Château Figeac 1998: Also served from a six-liter Imperial sized bottle, this vintage was just gorgeous. The aromatic complexity included new leather, herbs, basil, black olive as well as baked dark berry fruit. There is excellent sap to the mid palate, and a nuanced texture. Much vibrancy and youth to this wine even if you have increasing perfumed like aromatic complexity that puts this squarely in a very pleasing – if still early – drinking window.
In terms of food pairing, this was more symphonic that the first course: Here we enjoyed the famous signature dish since 1979: Oreiller Moelleux de Mousserons et de Morilles. Homemade ravioli served in a creamy emulsion with a variety of mushrooms (including delectable morilles), green asparagus, truffle shavings and chervil. The earthy tones of the 1990 matched the dish well, but the more youthful vigor of the 1998 also stood up well to its creamy rich aspects.

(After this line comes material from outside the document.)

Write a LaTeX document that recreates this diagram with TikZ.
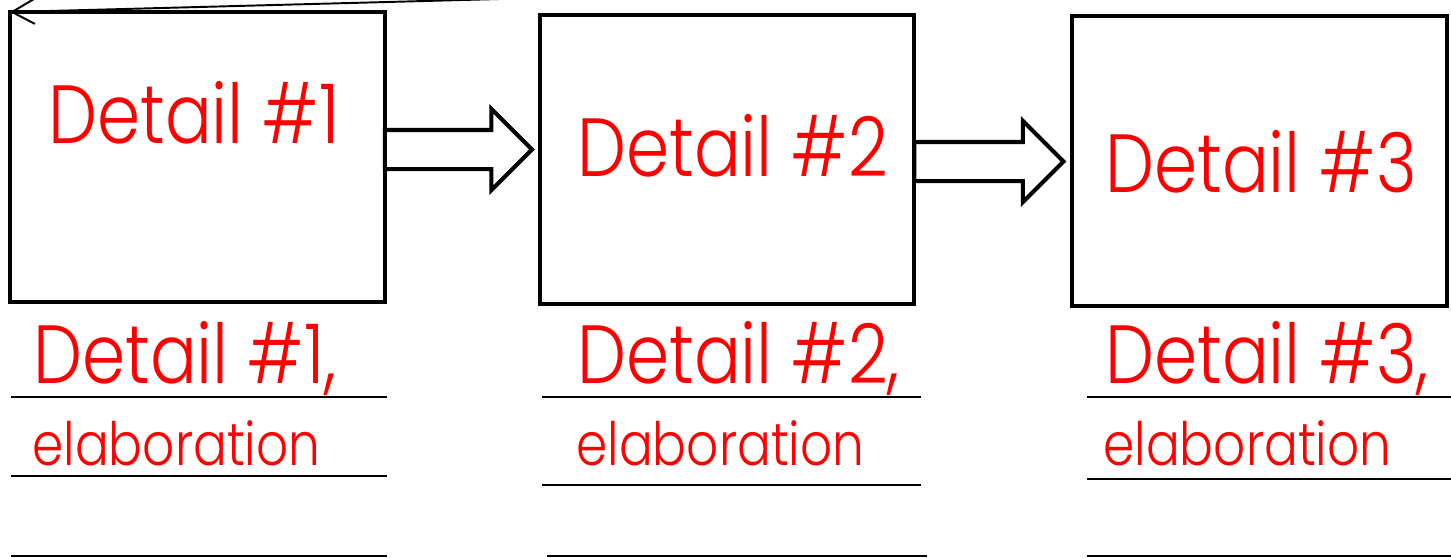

Just delicious! I could have stopped just here.
Château Figeac 1970: This wine just got better and better in glass! Served from a 4.5-liter Jeroboam bottle, it was poised, ripe and vibrant. I loved the acidity here. There is grip along with such lovely (fresh) earth expressions. Over time, sweet herb, bacon, and jus de viande, which proved a perfect match for Michel Guerard’s next serving … See below 😉
Château Figeac 1982: Opens up as it was a bit cold (and closed) at first. This was served from a larger, Imperial sized bottle, so not surprising that it may be on a slower evolutionary track. But then a cornucopia of floral, thyme, herbal, baked fruit, oregano and other spices intrigue the taster. The palate is full, yet layered, and fresh with herbs de Provence. It gets better in glass. Sweet herbs. Now, as with any older vintages, people reported bottle variation, but our group at the long table certainly got a damned good 1982.

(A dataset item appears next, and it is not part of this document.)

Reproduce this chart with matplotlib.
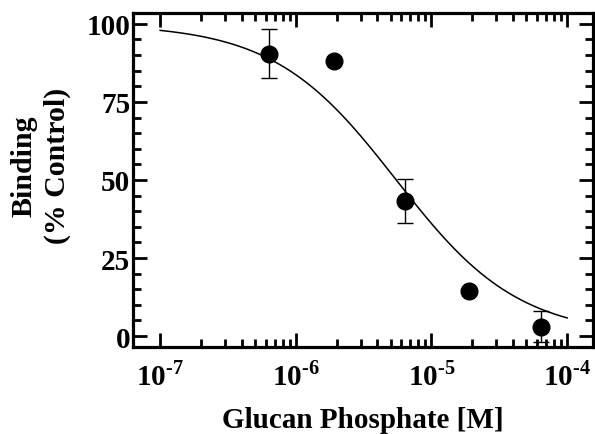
import numpy as np
import matplotlib
matplotlib.use('Agg')
import matplotlib.pyplot as plt
from matplotlib.ticker import FixedLocator, LogLocator, MultipleLocator, FuncFormatter

# measured points
conc = [6.3e-7, 1.9e-6, 6.4e-6, 1.9e-5, 6.4e-5]
binding = [90.5, 88.0, 43.3, 14.5, 3.0]
err = [7.7, 0.0, 7.0, 0.0, 5.0]

# fitted curve parameters (one-site competition)
top, bottom = 100.0, 0.0
ic50 = 5.5e-6
hill = 0.96
curve_range = (1e-7, 1e-4)

decades = [-7, -6, -5]

plt.rcParams['font.family'] = 'Liberation Serif'
plt.rcParams['font.weight'] = 'bold'
plt.rcParams['mathtext.fontset'] = 'custom'
plt.rcParams['mathtext.rm'] = 'Liberation Serif:bold'
plt.rcParams['mathtext.bf'] = 'Liberation Serif:bold'

fig = plt.figure(figsize=(5.95, 4.35), dpi=100)
ax = fig.add_axes([0.2235, 0.2, 0.773, 0.768])

xc = np.logspace(np.log10(curve_range[0]), np.log10(curve_range[1]), 300)
yc = bottom + (top - bottom) / (1 + (xc / ic50) ** hill)
ax.plot(xc, yc, color='black', lw=1.1)

ax.errorbar(conc, binding, yerr=err, fmt='o', color='black', ms=12,
            ecolor='black', elinewidth=1.0, capsize=6, capthick=1.0)

ax.set_xscale('log')
ax.set_xlim(10 ** -7.2, 10 ** -3.81)
ax.set_ylim(-3.5, 103.5)

# minor ticks only between 1e-7 and 1e-4
minor = [m * 10.0 ** d for d in decades for m in range(2, 10)]
ax.xaxis.set_major_locator(LogLocator(base=10, numticks=10))
ax.xaxis.set_minor_locator(FixedLocator(minor))
ax.xaxis.set_major_formatter(FuncFormatter(lambda v, p: r'$10^{\text{%d}}$' % round(np.log10(v))))
ax.yaxis.set_major_locator(MultipleLocator(25))
ax.yaxis.set_minor_locator(MultipleLocator(5))

for s in ax.spines.values():
    s.set_linewidth(2.3)
ax.tick_params(which='both', direction='in', top=True, right=True, width=2, labelsize=21)
ax.tick_params(which='major', length=10)
ax.tick_params(which='minor', length=6)
ax.tick_params(axis='x', pad=10)
ax.tick_params(axis='y', pad=2)

ax.set_xlabel('Glucan Phosphate [M]', fontsize=21, fontweight='bold', labelpad=11)
ax.set_ylabel('Binding\n(% Control)', fontsize=21.5, fontweight='bold',
              linespacing=1.3)
ax.yaxis.set_label_coords(-0.135, 0.545)

fig.savefig('out.png', dpi=100)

In terms of food pairing, I could not get enough of the succulent duck surrounded by its pie-like crust, cooked to perfection. Served with pear, which lent it a certain refreshing note, this Tourte Chaude de Canard à Peine Sauvage à la Royale. Both wines went well with this dish, although the 1970, with a more pronounced earthiness, did better.
Château Figeac 1949: Our bottle – again there was bottle variation – started out amazing, but the volatility at first just a bit noticeable became more pronounced as time went on. Fellow taster and friend Miguel Lecuona was just in awe beckoning me to smell his glass as well as my own! Served from large format Jeroboam bottles, our wine revealed complex aromas including savory umami soy, baked dark cherry and truffle juice.
The texture was refined albeit with just a hint of thinning on to the finish, but what the hell! This wine was nearly 70 years old. The volatile acidity got more pronounced over time in glass, as said. But there was this amazing feeling that you are drinking a fine wine that was harvested but four years after the end of World War II.
As one can say: wine is the only time machine that works. A great experience indeed. As for the food pairing? I do not recall ever seeing such a large Brie de Meaux, all covered with truffle shavings. Any diets went out the window that evening…
The Château de Fargues 2007 was almost an after thought, but it was delicious to be sure, and paired very well with the homemade verveine ice cream and red fruits along with a crunchy gaufrette.